The new stable gives the lactating sows the possibility of building nests for their piglets and providing them the type of care that different politicians and NGO’s like “The Danish Animal Protection” are calling for.

Expensive investment
But it is not without worries that Niels Aage Arve looks at his new stable. Even though he is increasing his population of sows with 500 new ones, it is not enough to cover the expenses.

”It will cost me over three millions extra to remove fixation of lactating sows. It is very expensive. Luckily, I could loan most of the money in the bank,” he says.

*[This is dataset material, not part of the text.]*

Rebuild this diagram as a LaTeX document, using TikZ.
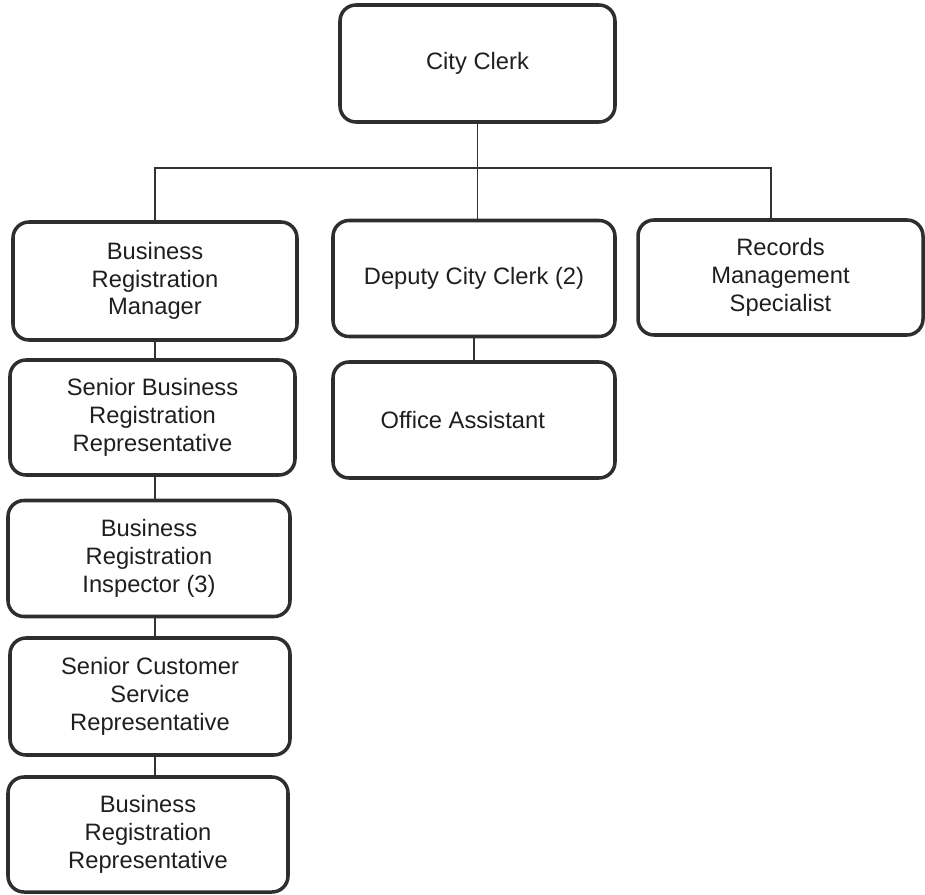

Another problem is that loose sows will increase the number of dead piglets. In nature pigs often lies on top of their piglets by accident. Fixation has been  preventing that in the past. And even though Niels Aage Arve’s new stable is constructed to protect the piglets, it will still be a huge problem.

”Dead among piglets will  be my new big challenge.  The system is definitely better for the sows, because they can behave normally  around the birth, but sadly it will entail more dead piglets,” Niels Aage Arve says.

With the new stable system more piglets will die getting squashed by their mothers, but less by a complicating birth. (Photo: Aleksandra Fedorova/ Maria Runøe Møller)

A temptation for the consumer
The expenses will be gained through the consumer. Niels Aage Arve believes that he will be one step ahead of his competitors by offering the consumer good animal welfare.

“We are only a handful of farmers, who are installing this very system. I do believe that the consumers are willing to pay an added cost for the meat,” he says.

The stable system is developed by the Pig Research Center. It is considered as the most successful one so far. Research on stable systems without fixation  is far from done, and there is no guarantee that this one is an efficient alternative.